Four members of a Colorado Springs family died after their vehicle drove into a washed-out section of a mountain highway in Wyoming and was swept downstream by a raging creek as they fled torrential rains at a national forest campground.

A mother and her three young daughters were killed; only the husband and father managed to escape as the van was carried away.


Officials said debris in the creek blocked large culverts that run under the highway and the water then tore through the roadway, opening a 25-foot-wide, 9-foot-deep breach about 20 miles from Saratoga in the southern part of the state.


The van went into the creek sometime between 1:15 a.m. and 1:40 a.m. and was swept about 75 yards downstream and submerged up to its rooftop, patrol spokesman Stephen Townsend.


Minutes later, a local emergency management official who was responding to the accident hit the same washout and plunged into the creek.


"I consider myself very fortunate. I was wondering if I was going to see my family again, to be quite honest with you," John Zeiger, Carbon County emergency management coordinator, said in a telephone interview from his hospital bed.


At one point the water washed over his vehicle, but the water inside got no higher than his waist, Zeiger said, noting the car windows were up and didn't break. He was rescued after about two hours.


Other responders retrieved the bodies of the Laurel Constantinides, 29, and the couple's three daughter — Hanna, 8, Zoey, 5, and Lucia, 2. The cause of death was not immediately available, but officials said it appeared they drowned. All were wearing seat belts or in child seats.


The father and husband, 39-year-old Alex Constantinides, was taken to a hospital, the patrol said. He was released later Tuesday, according to a hospital nurse.


The family is from Colorado Springs, and the father is a physician who works ringside at many mixed martial arts events in Colorado, said an acquaintance.
"I know that he has the support and love from the martial arts community in Colorado and beyond," said J.R. Gordon, of Lyons, Colo.


Their 1991 Volkswagen camper van and Zeiger's Dodge Durango remained in the creek late Tuesday afternoon because the water was too high to recover them, Townsend said. The Carbon County Sheriff's Office conducted an aerial search of the area and did not spot any more vehicles or people in the creek, according to county Undersheriff Mike Morris.


Many rivers and creeks in Wyoming already are swollen by heavy mountain runoff from a record snowpack. Flooding this spring and summer has been blamed for at least two other deaths and has cost the state an estimated $4.2 million, including damages to public infrastructure including several major washouts, landslides and partial collapses of roadway around the state.
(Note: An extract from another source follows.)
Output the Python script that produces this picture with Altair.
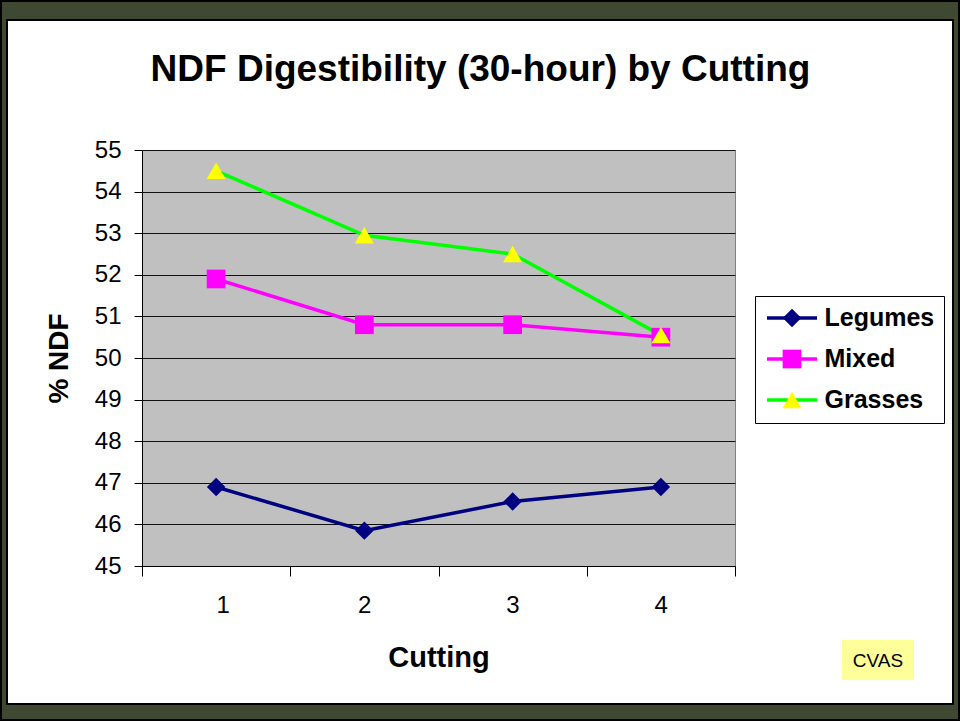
import altair as alt
import pandas as pd

# ---- data ----
cuttings = [1, 2, 3, 4]
legumes = [46.9, 45.85, 46.55, 46.9]
mixed = [51.9, 50.8, 50.8, 50.5]
grasses = [54.5, 52.95, 52.5, 50.55]
series_names = ["Legumes", "Mixed", "Grasses"]
marker_keys = ["L", "M", "G"]
y_ticks = list(range(45, 56))
x_tick_edges = [0.5, 1.5, 2.5, 3.5, 4.5]

# ---- styles ----
line_colors = ["#000080", "#FF00FF", "#00FF00"]
marker_colors = ["#000080", "#FF00FF", "#FFFF00"]
marker_shapes = ["diamond", "square", "triangle-up"]
marker_sizes = [340, 360, 420]
FONT = "Liberation Sans, Arial, sans-serif"
OLIVE = "#3F4830"

rows = []
for name, key, vals in zip(series_names, marker_keys, [legumes, mixed, grasses]):
    for c, v in zip(cuttings, vals):
        rows.append({"Cutting": c, "NDF": v, "Series": name, "Marker": key})
df = pd.DataFrame(rows)

W, H = 593, 416

x_enc = alt.X(
    "Cutting:Q",
    scale=alt.Scale(domain=[0.5, 4.5], nice=False, zero=False),
    axis=alt.Axis(
        values=x_tick_edges,
        labelExpr="datum.value < 4 ? format(datum.value + 0.5, 'd') : ''",
        labelOffset=74, tickSize=10, labelPadding=17,
        labelFontSize=24, labelFont=FONT, labelColor="black",
        domainColor="black", tickColor="black", domainWidth=1, tickWidth=1,
        grid=False, title="Cutting", titleFont=FONT, titleFontSize=29,
        titleFontWeight="bold", titleColor="black", titlePadding=26,
    ),
)
y_enc = alt.Y(
    "NDF:Q",
    scale=alt.Scale(domain=[45, 55], nice=False, zero=False),
    axis=alt.Axis(
        values=y_ticks, tickSize=8, labelPadding=13,
        labelFontSize=24, labelFont=FONT, labelColor="black",
        domainColor="black", tickColor="black", domainWidth=1, tickWidth=1,
        grid=True, gridColor="#111111", gridWidth=1,
        title="% NDF", titleFont=FONT, titleFontSize=28,
        titleFontWeight="bold", titleColor="black", titlePadding=21,
    ),
)

legend_common = dict(
    orient="none", title=None, labelFont=FONT, labelFontSize=25,
    labelFontWeight="bold", labelColor="black", padding=9.5, rowPadding=15,
    legendY=146,
)

lines = alt.Chart(df).mark_line(strokeWidth=3.5).encode(
    x=x_enc, y=y_enc,
    color=alt.Color(
        "Series:N",
        scale=alt.Scale(domain=series_names, range=line_colors),
        legend=alt.Legend(
            symbolType="M-1,0H4", symbolSize=400, symbolStrokeWidth=3.5,
            fillColor="white", strokeColor="black", labelOffset=35,
            legendX=613, zindex=0, **legend_common,
        ),
    ),
)

mk_legend = alt.Legend(labelExpr="''", legendX=628, zindex=1, **legend_common)
points = alt.Chart(df).mark_point(filled=True, opacity=1, strokeWidth=0).encode(
    x=x_enc, y=y_enc,
    fill=alt.Fill("Marker:N", scale=alt.Scale(domain=marker_keys, range=marker_colors), legend=mk_legend),
    shape=alt.Shape("Marker:N", scale=alt.Scale(domain=marker_keys, range=marker_shapes), legend=mk_legend),
    size=alt.Size("Marker:N", scale=alt.Scale(domain=marker_keys, range=marker_sizes), legend=mk_legend),
)

# ---- slide frame decoration (outside the plot area) ----
one = pd.DataFrame({"k": [0]})
def strip(x1, x2, y1, y2, **kw):
    return alt.Chart(one).mark_rect(**kw).encode(
        x=alt.value(x1), x2=alt.value(x2), y=alt.value(y1), y2=alt.value(y2)
    )

frame = [
    strip(-142, 818, -150, -130, color=OLIVE),
    strip(-142, 818, 554, 571, color=OLIVE),
    strip(-142, -135, -150, 571, color=OLIVE),
    strip(811, 818, -150, 571, color=OLIVE),
    strip(-135, 811, -130, 554, fill=None, filled=False, stroke="black", strokeWidth=2),
    strip(-141, 817, -149, 570, fill=None, filled=False, stroke="black", strokeWidth=2),
    strip(700, 772, 490, 530, color="#FFFF99"),
]
cvas = alt.Chart(one).mark_text(
    text="CVAS", font=FONT, fontSize=19, color="black", align="center", baseline="middle"
).encode(x=alt.value(736), y=alt.value(511))

chart = alt.layer(*frame, cvas, lines, points).properties(
    width=W, height=H,
    title=alt.TitleParams(
        "NDF Digestibility (30-hour) by Cutting", font=FONT, fontSize=37,
        fontWeight="bold", color="black", anchor="middle", offset=-89, dx=42,
    ),
    autosize=alt.AutoSizeParams(type="none"),
    padding={"left": 142, "top": 150, "right": 225, "bottom": 155},
    background="white",
).configure_view(fill="#C0C0C0", stroke="#808080", strokeWidth=1)

chart.save("out.html", embed_options={"renderer": "svg", "actions": False})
On Monday, heavy rain began around 7 p.m and continued until near midnight, prompting authorities to begin clearing out three area campgrounds after midnight, Townsend said.
U.S. Forest Service acting spokesman Larry Sandoval said the family had been camping in the South Brush Creek Campground. Two or three other camp sites were occupied that night, Sandoval said.


The campground host had advised campers to find higher ground, he said.
The highway, Wyoming 130, is open but traffic in either direction can only go as far as the washout, which is about 13 miles east of the Wyoming 230 junction. The Wyoming Transportation Department said repairs to the highway cannot begin until the water recedes.


Several other sections of U.S. Forest Service roads and one agency bridge also were washed away.


Zeiger said he was heading to check out the exact location of the washout, which he thought was farther up the highway.


"I called the sheriff's office and headed that way, and as soon as I turned the corner ... I just didn't see it," he said. "I went down into the Brush Creek myself, and probably rolled once or twice, and it came back up on its wheels, floated on down and got caught up in some trees, so I feel very fortunate."